June 27, 2026

/ AEO

7 min read

How local businesses rank in AI search in 2026

Only 1.2% of local businesses get recommended by AI, and ranking in Maps no longer gets you there. Here is what actually wins local AI answers in 2026.

How local businesses rank in AI search in 2026

Local businesses rank in AI search by making their Google Business Profile, reviews, NAP data, and on-site schema consistent and complete enough that engines treat them as a trusted local entity. AI engines ground local recommendations in Google Business Profile data, so the profile is the foundation, and the businesses that win combine an active, accurate profile with recent reviews, identical NAP across directories, LocalBusiness schema, and content that answers real customer questions. Ranking in Maps is no longer enough on its own.

The behavior shift is fast. AI usage for local search jumped from 6 percent in 2025 to 45 percent in 2026, and Google’s AI Overviews now trigger on roughly 40 percent of local-intent queries, serving over 2 billion users a month. The opportunity is wide open: only about 1.2 percent of local businesses currently get recommended by AI, and there is just a 45 percent overlap between businesses that rank well in traditional local search and those that appear in AI recommendations. Local Maps strength does not transfer automatically.

Why does ranking in Maps not get you into AI answers?

Maps ranking and AI recommendation are separate outcomes with only partial overlap, because AI engines weigh signals beyond proximity and Maps prominence. The 45 percent overlap figure means more than half the businesses winning local search are absent from AI recommendations, so a strong Maps position is no guarantee an engine names you.
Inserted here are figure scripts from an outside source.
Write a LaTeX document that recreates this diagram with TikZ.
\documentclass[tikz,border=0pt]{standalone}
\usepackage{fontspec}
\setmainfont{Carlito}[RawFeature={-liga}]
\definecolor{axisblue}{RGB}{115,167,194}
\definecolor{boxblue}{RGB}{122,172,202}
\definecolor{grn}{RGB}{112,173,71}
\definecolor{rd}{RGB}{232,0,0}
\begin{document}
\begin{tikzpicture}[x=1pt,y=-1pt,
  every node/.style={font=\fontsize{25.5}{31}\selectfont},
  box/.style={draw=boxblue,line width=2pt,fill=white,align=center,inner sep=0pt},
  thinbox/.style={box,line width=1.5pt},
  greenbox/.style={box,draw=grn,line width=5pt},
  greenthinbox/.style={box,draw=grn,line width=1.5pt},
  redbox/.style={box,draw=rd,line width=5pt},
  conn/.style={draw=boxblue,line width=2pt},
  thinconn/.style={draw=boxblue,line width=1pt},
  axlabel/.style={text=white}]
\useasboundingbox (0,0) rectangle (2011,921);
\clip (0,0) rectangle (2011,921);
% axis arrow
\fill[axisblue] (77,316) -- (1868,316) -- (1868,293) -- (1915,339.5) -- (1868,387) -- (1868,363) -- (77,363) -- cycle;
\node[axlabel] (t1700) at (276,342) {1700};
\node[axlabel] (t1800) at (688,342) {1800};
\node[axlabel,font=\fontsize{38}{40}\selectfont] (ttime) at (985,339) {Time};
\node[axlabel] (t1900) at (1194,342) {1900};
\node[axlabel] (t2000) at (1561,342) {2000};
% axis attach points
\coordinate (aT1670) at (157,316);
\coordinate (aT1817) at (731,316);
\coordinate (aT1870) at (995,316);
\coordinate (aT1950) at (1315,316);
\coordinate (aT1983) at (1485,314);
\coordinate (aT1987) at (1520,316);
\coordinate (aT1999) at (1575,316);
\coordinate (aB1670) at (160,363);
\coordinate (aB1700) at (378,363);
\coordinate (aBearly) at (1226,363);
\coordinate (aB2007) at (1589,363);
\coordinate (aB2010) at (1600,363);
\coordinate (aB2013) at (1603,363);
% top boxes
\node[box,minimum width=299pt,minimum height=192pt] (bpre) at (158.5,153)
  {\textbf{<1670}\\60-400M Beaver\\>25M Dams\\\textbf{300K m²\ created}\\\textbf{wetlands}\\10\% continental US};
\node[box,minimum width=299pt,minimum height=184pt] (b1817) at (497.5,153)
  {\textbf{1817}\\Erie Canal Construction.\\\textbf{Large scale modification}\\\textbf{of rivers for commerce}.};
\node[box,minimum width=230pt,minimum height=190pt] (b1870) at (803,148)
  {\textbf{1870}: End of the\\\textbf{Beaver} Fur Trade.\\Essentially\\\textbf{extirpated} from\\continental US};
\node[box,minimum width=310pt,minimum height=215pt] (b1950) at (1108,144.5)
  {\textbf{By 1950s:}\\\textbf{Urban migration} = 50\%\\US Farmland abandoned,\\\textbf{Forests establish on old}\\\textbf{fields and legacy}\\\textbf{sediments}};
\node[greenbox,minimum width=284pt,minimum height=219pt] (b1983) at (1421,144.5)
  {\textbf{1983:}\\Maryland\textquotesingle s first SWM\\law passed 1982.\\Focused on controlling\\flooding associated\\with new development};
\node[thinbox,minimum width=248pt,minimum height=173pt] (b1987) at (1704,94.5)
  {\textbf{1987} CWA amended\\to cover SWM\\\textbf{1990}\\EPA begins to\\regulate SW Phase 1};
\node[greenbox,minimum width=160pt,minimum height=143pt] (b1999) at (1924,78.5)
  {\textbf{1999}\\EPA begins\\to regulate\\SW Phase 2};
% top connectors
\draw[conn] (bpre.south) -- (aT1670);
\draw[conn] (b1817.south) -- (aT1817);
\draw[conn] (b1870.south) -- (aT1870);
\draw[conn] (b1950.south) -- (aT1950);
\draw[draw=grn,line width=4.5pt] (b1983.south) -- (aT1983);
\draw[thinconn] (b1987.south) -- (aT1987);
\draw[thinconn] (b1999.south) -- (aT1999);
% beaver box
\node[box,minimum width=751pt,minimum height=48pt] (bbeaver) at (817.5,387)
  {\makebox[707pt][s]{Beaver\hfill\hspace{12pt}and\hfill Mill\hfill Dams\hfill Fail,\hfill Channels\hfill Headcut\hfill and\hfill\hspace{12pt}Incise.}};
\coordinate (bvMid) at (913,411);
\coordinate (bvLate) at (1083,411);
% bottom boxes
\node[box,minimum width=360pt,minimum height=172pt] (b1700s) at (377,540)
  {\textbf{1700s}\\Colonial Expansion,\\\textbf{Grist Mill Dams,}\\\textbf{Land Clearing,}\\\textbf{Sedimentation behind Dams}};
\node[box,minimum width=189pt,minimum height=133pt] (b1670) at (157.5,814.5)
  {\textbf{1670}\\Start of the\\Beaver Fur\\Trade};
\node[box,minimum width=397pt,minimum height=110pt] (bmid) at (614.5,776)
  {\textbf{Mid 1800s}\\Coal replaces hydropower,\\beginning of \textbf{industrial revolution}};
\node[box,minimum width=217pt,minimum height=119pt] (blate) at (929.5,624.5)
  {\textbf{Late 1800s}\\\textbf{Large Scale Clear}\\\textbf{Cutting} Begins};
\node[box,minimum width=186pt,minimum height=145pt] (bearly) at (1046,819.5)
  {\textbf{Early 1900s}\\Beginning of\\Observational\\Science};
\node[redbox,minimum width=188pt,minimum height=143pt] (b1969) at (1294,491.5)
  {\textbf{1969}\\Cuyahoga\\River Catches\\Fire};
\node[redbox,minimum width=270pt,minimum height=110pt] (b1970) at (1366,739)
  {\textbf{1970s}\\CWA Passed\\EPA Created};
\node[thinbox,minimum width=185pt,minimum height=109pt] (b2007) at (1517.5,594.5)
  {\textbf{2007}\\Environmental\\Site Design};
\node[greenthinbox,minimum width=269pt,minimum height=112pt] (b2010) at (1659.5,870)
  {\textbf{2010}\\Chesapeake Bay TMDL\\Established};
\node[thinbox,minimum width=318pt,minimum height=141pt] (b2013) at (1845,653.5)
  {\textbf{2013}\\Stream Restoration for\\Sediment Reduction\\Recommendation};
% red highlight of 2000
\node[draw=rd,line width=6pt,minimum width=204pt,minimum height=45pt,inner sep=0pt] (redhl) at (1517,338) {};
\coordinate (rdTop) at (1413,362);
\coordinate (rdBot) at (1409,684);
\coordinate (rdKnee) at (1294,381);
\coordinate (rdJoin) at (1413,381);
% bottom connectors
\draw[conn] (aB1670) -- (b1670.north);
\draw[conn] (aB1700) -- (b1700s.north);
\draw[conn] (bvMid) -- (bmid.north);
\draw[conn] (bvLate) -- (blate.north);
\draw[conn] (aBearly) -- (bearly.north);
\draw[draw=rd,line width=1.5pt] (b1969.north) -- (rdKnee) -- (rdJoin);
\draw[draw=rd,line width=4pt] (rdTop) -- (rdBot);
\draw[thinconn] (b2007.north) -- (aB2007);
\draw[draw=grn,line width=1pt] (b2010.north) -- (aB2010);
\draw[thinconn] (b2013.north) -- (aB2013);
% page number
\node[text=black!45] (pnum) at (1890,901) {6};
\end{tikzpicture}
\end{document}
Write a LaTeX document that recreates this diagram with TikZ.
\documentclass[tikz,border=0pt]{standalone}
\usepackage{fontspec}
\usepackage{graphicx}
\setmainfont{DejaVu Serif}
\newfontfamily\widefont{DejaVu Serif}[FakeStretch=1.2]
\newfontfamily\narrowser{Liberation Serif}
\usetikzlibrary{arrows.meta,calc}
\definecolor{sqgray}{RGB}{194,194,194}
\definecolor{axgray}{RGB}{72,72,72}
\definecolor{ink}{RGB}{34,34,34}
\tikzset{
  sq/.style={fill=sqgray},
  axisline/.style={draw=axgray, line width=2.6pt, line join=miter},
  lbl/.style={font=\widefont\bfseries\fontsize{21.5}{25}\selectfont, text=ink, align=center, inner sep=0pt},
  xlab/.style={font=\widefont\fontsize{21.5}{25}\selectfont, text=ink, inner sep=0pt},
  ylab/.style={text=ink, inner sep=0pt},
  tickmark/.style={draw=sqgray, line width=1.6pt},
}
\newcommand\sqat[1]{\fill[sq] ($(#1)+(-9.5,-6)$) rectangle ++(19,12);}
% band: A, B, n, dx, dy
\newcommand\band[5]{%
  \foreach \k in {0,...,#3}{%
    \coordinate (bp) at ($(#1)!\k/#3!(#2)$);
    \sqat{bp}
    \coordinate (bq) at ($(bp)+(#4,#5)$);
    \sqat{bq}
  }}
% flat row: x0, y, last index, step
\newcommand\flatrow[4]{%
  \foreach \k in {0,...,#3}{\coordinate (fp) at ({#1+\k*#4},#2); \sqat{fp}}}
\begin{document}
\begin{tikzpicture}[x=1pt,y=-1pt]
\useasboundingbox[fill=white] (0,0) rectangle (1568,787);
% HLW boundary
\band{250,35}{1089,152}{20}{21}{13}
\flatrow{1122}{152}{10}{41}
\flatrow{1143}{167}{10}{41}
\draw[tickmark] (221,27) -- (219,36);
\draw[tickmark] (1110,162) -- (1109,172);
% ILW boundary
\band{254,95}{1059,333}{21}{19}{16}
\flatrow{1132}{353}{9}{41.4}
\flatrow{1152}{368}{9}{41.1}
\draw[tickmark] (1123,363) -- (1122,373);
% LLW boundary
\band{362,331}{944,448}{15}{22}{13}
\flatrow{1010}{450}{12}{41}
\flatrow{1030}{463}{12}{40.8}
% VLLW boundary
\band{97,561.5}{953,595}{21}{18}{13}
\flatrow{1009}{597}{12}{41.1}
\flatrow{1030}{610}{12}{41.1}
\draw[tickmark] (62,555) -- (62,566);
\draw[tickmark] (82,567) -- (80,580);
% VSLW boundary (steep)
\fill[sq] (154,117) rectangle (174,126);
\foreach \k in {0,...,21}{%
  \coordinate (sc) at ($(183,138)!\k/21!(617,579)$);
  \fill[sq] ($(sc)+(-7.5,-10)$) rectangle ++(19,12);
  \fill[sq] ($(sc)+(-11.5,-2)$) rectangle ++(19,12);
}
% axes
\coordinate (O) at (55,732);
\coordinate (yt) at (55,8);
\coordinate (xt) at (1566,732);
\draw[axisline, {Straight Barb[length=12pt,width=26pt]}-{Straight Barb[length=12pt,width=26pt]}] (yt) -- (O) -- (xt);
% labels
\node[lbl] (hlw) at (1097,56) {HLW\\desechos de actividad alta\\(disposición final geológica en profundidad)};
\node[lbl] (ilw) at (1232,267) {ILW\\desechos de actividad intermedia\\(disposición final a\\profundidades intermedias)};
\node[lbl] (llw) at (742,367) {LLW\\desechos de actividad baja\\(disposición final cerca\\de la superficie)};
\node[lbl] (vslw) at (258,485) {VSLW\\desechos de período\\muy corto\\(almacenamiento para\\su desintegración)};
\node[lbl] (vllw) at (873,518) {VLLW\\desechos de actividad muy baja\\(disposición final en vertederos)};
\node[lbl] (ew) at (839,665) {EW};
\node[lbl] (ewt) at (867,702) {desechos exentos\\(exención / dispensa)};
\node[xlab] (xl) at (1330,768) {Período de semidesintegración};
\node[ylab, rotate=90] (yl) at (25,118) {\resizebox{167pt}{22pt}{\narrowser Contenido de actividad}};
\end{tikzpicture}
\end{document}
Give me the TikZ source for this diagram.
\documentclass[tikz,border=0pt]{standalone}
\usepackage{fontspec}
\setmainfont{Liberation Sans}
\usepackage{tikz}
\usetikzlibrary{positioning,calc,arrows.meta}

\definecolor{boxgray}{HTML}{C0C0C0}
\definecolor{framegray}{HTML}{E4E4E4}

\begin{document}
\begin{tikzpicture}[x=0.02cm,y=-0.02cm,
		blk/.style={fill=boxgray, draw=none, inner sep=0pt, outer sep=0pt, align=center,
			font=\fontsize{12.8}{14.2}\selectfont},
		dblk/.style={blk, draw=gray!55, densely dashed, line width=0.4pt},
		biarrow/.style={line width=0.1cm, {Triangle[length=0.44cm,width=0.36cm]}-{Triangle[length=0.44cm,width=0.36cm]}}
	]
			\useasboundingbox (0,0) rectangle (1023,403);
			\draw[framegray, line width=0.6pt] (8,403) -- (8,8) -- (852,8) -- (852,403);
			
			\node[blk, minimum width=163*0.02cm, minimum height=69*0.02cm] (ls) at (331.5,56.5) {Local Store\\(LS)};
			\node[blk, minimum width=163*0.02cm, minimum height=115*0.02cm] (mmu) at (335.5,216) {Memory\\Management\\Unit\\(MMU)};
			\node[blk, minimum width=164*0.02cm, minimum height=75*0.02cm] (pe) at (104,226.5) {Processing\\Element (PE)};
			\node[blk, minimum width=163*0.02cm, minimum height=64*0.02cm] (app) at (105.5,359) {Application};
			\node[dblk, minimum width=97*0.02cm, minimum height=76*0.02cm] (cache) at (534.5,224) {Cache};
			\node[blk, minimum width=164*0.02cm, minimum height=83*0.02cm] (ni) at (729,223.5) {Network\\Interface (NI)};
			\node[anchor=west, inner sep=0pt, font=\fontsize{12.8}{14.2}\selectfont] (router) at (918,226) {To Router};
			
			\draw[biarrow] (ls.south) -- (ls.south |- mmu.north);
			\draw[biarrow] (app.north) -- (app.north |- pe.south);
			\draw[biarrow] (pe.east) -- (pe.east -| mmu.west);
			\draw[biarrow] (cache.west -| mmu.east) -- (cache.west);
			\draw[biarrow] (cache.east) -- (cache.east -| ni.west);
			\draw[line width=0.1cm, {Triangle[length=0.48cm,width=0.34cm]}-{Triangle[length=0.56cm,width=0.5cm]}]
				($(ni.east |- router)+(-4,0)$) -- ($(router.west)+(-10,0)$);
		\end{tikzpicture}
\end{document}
The reason is that engines assemble a local answer from a wider, more structured set of inputs than the Maps ranking algorithm uses. They read your Google Business Profile as a grounding source, then cross-check it against your website’s schema, your review recency and sentiment, your NAP consistency across the web, and whether your content actually answers the question being asked. A business can rank in Maps on proximity and history while failing the structured-data and corroboration tests an engine runs before citing anyone. That gap is why local businesses that set up their AI signals deliberately can leapfrog competitors who only optimized for Maps.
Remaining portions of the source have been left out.